#### RECORDED DATA:
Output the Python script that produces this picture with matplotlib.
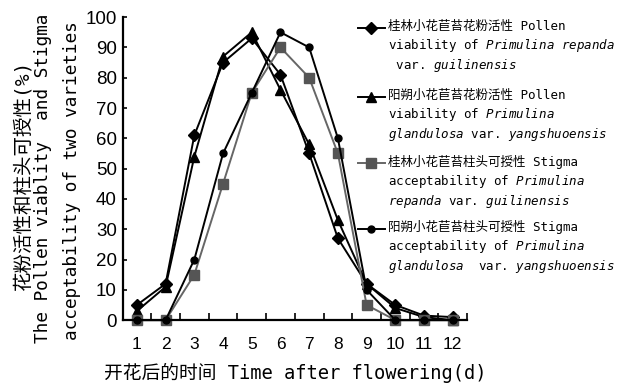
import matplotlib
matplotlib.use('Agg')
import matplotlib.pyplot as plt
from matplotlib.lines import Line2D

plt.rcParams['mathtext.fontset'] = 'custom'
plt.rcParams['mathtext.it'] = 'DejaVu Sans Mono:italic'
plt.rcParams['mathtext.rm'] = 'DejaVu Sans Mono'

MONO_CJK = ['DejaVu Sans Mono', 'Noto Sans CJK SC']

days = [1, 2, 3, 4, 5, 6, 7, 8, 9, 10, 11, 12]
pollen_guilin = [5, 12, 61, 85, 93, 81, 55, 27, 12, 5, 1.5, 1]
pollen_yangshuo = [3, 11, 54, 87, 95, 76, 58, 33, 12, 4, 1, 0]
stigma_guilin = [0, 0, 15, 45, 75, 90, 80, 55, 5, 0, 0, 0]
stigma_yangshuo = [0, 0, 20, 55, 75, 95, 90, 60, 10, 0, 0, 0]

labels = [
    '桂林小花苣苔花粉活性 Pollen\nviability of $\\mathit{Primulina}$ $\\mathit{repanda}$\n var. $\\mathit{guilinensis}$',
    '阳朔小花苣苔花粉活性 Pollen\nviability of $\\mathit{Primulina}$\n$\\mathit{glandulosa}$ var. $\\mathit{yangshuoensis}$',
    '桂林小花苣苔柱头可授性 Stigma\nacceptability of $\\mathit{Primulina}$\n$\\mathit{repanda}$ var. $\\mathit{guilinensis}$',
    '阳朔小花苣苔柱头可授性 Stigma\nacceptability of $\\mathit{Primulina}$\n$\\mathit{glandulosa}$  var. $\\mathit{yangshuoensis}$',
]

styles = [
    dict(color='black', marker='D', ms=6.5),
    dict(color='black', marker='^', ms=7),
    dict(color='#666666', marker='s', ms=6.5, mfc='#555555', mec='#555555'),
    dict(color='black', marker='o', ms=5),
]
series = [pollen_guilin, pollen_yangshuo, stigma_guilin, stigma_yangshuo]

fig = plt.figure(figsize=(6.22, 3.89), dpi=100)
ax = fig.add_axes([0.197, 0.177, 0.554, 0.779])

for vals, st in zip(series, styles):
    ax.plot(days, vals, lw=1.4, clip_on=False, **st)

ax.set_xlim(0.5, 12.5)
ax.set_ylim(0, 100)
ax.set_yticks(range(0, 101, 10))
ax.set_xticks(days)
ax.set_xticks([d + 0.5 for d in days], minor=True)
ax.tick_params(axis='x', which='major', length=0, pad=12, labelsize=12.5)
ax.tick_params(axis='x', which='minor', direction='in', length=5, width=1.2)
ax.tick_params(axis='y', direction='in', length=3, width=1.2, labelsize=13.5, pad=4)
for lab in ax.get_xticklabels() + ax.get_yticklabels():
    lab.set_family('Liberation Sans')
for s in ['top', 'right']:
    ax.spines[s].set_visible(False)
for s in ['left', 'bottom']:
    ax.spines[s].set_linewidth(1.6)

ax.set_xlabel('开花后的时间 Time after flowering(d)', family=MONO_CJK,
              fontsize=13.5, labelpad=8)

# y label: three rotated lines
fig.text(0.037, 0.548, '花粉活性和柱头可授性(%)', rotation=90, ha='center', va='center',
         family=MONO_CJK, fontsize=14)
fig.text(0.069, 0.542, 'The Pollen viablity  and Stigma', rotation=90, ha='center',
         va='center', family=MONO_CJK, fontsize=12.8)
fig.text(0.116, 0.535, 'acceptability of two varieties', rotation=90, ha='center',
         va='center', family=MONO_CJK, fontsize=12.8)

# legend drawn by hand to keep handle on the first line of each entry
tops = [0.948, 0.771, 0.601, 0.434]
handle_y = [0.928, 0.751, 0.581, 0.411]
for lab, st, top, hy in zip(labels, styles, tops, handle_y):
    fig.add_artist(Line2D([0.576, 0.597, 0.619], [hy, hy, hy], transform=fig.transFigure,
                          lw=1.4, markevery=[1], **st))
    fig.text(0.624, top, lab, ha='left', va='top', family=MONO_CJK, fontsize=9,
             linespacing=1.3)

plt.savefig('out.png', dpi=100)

#### TASK DESCRIPTION:
Tally the lines in the listing that hold "matplotlib" and report the number alone.

#### REPLY TO THE TASK:
5